Different parts of Colorado are in varying levels of drought at present and some communities already have planned to impose drought restrictions this summer. Greeley officials, however, make projections based on the city’s diversified supplies of water, which are more plentiful than other communities. City officials will not determine how severe until April. The city hasn’t had to utilize drought restrictions for almost 20 years. Climate experts considered the 2002 drought the worst in 300 years, sparking the existing drought plan prior to Tuesday’s change.
Since 2017, single-family residents had the option to make use of a water budget to help manage water usage. If they go over their budget, their rates increase. Water budgets will not go away under this new drought plan, but the allowed water usage in that budget would incrementally decrease at higher drought level years, which means residents will have to curtail their outdoor watering. The new plan will only count for outdoor watering. Indoor water usage will not be subject to drought restrictions, but all residents and business owners are encouraged to increase water conservation efforts.
Under the new plan, based on the city’s declared water storage year, the city would operate under four levels of drought restrictions: Mild (Level I), Moderate (Level II), Severe (Level 3) and Catastrophic (Level 4).
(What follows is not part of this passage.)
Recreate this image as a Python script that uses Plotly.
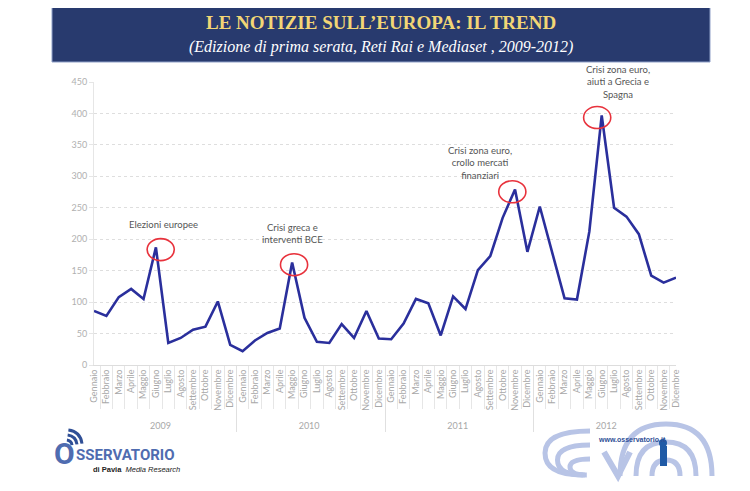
import plotly.graph_objects as go

# mesi e anni (asse x a due livelli)
mesi = ["Gennaio", "Febbraio", "Marzo", "Aprile", "Maggio", "Giugno",
        "Luglio", "Agosto", "Settembre", "Ottobre", "Novembre", "Dicembre"]
anni = ["2009", "2010", "2011", "2012"]

# numero di notizie sull'Europa, mese per mese
notizie_2009 = [86, 78, 108, 121, 105, 187, 35, 43, 56, 61, 101, 32]
notizie_2010 = [22, 39, 51, 58, 163, 75, 37, 35, 65, 43, 86, 42]
notizie_2011 = [41, 66, 105, 98, 47, 109, 89, 151, 173, 234, 279, 180]
notizie_2012 = [252, 178, 106, 104, 212, 397, 250, 236, 208, 142, 131, 139]

y_ticks = [0, 50, 100, 150, 200, 250, 300, 350, 400, 450]

# eventi evidenziati: indice del mese di picco e testo
eventi_idx = [5, 16, 34, 41]
eventi_testo = ["Elezioni europee",
                "Crisi greca e<br>interventi BCE",
                "Crisi zona euro,<br>crollo mercati<br>finanziari",
                "Crisi zona euro,<br>aiuti a Grecia e<br>Spagna"]

valori = notizie_2009 + notizie_2010 + notizie_2011 + notizie_2012
x_anni = [a for a in anni for _ in mesi]
x_mesi = mesi * len(anni)

# la pagina ha un margine di 8px: la figura e' piu' piccola e tutto e' spostato
OFF = 8
W, H = 750 - OFF, 491 - OFF
L, R, T, B = 94 - OFF, 676 - OFF, 82 - OFF, 365 - OFF


def px(x, y):
    # coordinate pixel del riferimento -> coordinate "paper"
    x, y = x - OFF, y - OFF
    return (x - L) / (R - L), (B - y) / (B - T)


fig = go.Figure()

fig.add_trace(go.Scatter(
    x=[x_anni, x_mesi], y=valori,
    mode="lines",
    line=dict(color="#2a2f9c", width=2.6),
    hoverinfo="y",
    showlegend=False,
))

# asse numerico sovrapposto, usato solo per cerchi ed etichette
fig.add_trace(go.Scatter(
    x=list(range(len(valori))), y=valori, xaxis="x2",
    mode="lines", line=dict(width=0), hoverinfo="skip", showlegend=False,
))

annots = []
shapes = []
testo_y = [211, 188, 289, 418]
testo_x = [5.2, 15.9, 31.3, 42.7]
for i, idx in enumerate(eventi_idx):
    v = valori[idx]
    shapes.append(dict(
        type="circle", xref="x2", yref="y",
        x0=idx - 1.12, x1=idx + 1.12, y0=v - 21, y1=v + 14,
        line=dict(color="#e8323c", width=1.6),
    ))
    annots.append(dict(
        xref="x2", yref="y", x=testo_x[i], y=testo_y[i],
        text=eventi_testo[i], showarrow=False,
        xanchor="center", yanchor="bottom", align="center",
        font=dict(family="Lato", size=9.5, color="#555555"),
    ))

# banner del titolo
x0, y0 = px(52, 3)
x1, y1 = px(710, 62)
shapes.append(dict(type="rect", xref="paper", yref="paper",
                   x0=x0, x1=x1, y0=y1, y1=y0,
                   fillcolor="#283a6e", line=dict(color="#8fa0c8", width=1),
                   layer="below"))
tx, ty = px(381, 22)
annots.append(dict(xref="paper", yref="paper", x=tx, y=ty,
                   text="<b>LE NOTIZIE SULL’EUROPA: IL TREND</b>",
                   showarrow=False, xanchor="center", yanchor="middle",
                   font=dict(family="Liberation Serif", size=19, color="#f2d675")))
tx, ty = px(381, 47)
annots.append(dict(xref="paper", yref="paper", x=tx, y=ty,
                   text="<i>(Edizione di prima serata, Reti Rai e Mediaset , 2009-2012)</i>",
                   showarrow=False, xanchor="center", yanchor="middle",
                   font=dict(family="Liberation Serif", size=16, color="#ffffff")))

# logo Osservatorio di Pavia (approssimato)
tx, ty = px(77, 453)
annots.append(dict(xref="paper", yref="paper", x=tx, y=ty,
                   text="<b>O</b>", showarrow=False,
                   xanchor="right", yanchor="middle",
                   font=dict(family="Roboto", size=30, color="#4f6cb0")))
tx, ty = px(74, 455)
annots.append(dict(xref="paper", yref="paper", x=tx, y=ty,
                   text="<b>SSERVATORIO</b>", showarrow=False,
                   xanchor="left", yanchor="middle",
                   font=dict(family="Roboto", size=15, color="#4f6cb0")))
tx, ty = px(91, 469)
annots.append(dict(xref="paper", yref="paper", x=tx, y=ty,
                   text="<b>di Pavia</b>  <i>Media Research</i>",
                   showarrow=False, xanchor="left", yanchor="middle",
                   font=dict(family="Liberation Sans", size=7.5, color="#222222")))
for r in (6, 11, 16):
    p0 = px(66 + r * 0.15, 446 - r)
    pc = px(66 + r * 0.9, 446 - r * 0.9)
    p1 = px(66 + r, 446 - r * 0.15)
    shapes.append(dict(type="path", xref="paper", yref="paper",
                       path=f"M {p0[0]} {p0[1]} Q {pc[0]} {pc[1]} {p1[0]} {p1[1]}",
                       line=dict(color="#2f4f96", width=3)))

# logo www.osservatorio.it (approssimato)
tx, ty = px(632, 439)
annots.append(dict(xref="paper", yref="paper", x=tx, y=ty,
                   text="<b>www.osservatorio.it</b>", showarrow=False,
                   xanchor="center", yanchor="middle",
                   font=dict(family="Liberation Sans", size=7, color="#2f4f96")))
# archi tipo "onde" a sinistra, aperti verso destra
for rx, ry in [(36, 22), (26, 15), (16, 8)]:
    cx, cy = 590, 475
    a = px(cx, cy - ry * 2)
    c = px(cx - rx * 1.25, cy - ry)
    b = px(cx - rx, cy)
    shapes.append(dict(type="path", xref="paper", yref="paper",
                       path=f"M {a[0]} {a[1]} Q {c[0]} {a[1]} {c[0]} {(a[1] + b[1]) / 2} "
                            f"Q {c[0]} {b[1]} {px(cx - rx * 0.2, cy)[0]} {b[1]}",
                       line=dict(color="#b8c4e6", width=5)))
# "v" e onde concentriche attorno alla figura
a = px(604, 452)
b = px(618, 476)
c = px(630, 452)
shapes.append(dict(type="path", xref="paper", yref="paper",
                   path=f"M {a[0]} {a[1]} L {b[0]} {b[1]} L {c[0]} {c[1]}",
                   line=dict(color="#b8c4e6", width=6)))
for rx, ry in [(46, 26), (30, 17), (14, 8)]:
    cx, cy = 666, 476
    a = px(cx - rx, cy)
    b = px(cx + rx, cy)
    t = px(cx, cy - ry * 2)
    shapes.append(dict(type="path", xref="paper", yref="paper",
                       path=f"M {a[0]} {a[1]} Q {a[0]} {t[1]} {t[0]} {t[1]} Q {b[0]} {t[1]} {b[0]} {b[1]}",
                       line=dict(color="#b8c4e6", width=5)))
a, b = px(660, 446)
c, d = px(667, 466)
shapes.append(dict(type="rect", xref="paper", yref="paper", x0=a, x1=c, y0=d, y1=b,
                   fillcolor="#1f5aa6", line=dict(width=0)))
a, b = px(659, 439)
c, d = px(667, 447)
shapes.append(dict(type="circle", xref="paper", yref="paper", x0=a, x1=c, y0=d, y1=b,
                   fillcolor="#1f5aa6", line=dict(width=0)))

fig.update_layout(
    width=W, height=H,
    margin=dict(l=L, r=W - R, t=T, b=H - B, autoexpand=False),
    paper_bgcolor="white", plot_bgcolor="white",
    font=dict(family="Lato", color="#aaaaaa"),
    xaxis=dict(
        type="multicategory",
        tickangle=-90,
        tickfont=dict(family="Lato", size=9, color="#a8a8a8"),
        showline=True, linecolor="#dddddd", linewidth=1,
        ticks="outside", ticklen=43, tickcolor="#e6e6e6",
        tickson="boundaries",
        showdividers=True, dividercolor="#e0e0e0", dividerwidth=1,
        showgrid=False, zeroline=False, automargin=False,
    ),
    xaxis2=dict(overlaying="x", range=[-0.5, len(valori) - 0.5],
                visible=False, fixedrange=True),
    yaxis=dict(
        range=[0, 450], tickvals=y_ticks,
        tickfont=dict(family="Lato", size=9, color="#b0b0b0"),
        showgrid=True, gridcolor="#dedede", griddash="dot", gridwidth=1,
        zeroline=False, showline=True, linecolor="#e6e6e6",
        ticks="outside", ticklen=4, tickcolor="#e6e6e6", automargin=False,
    ),
    shapes=shapes,
    annotations=annots,
)

fig.write_html("out.html")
During Level 1 and Level 2 droughts, the city will rely on voluntary reductions in water use by water customers. As the city moves into Levels 3 or 4 – such as the 2002 drought years -- rate increases would apply as a disincentive to for excessive water use. If conditions reached a level of noncompliance, the city could begin issuing tickets and/or fines.
Depending upon the severity of drought, the city will implement communication and tools to drive water savings that meet use reduction targets. Greeley customers will be asked to comply with guidance to reduce water to meet the drought response targets described as follows:
Level 1 (Mild) Drought Response
15 percent reduction in water budgets and water use
Watering a maximum of 3 days per week
Level 2 (Moderate) Drought Response
25 percent reduction in water budgets and water use
Watering a maximum of 2 days per week
Level 3 (Severe) Drought Response
50 percent reduction in water budgets and water use
Watering restricted to 1 day per week
Level 4 (Severe Emergency)
70 percent reduction in water budgets and water use
The restrictions not fall on single-family residences alone. This plan has built-in equity, in which other types of water customers also will be asked to conserve and face equal price increases in higher-level droughts.
The new Drought Emergency Plan also comes with the plan to create a drought reserve fund, as imposing such water restrictions could reduce water revenue from $1.6 million to $3 million.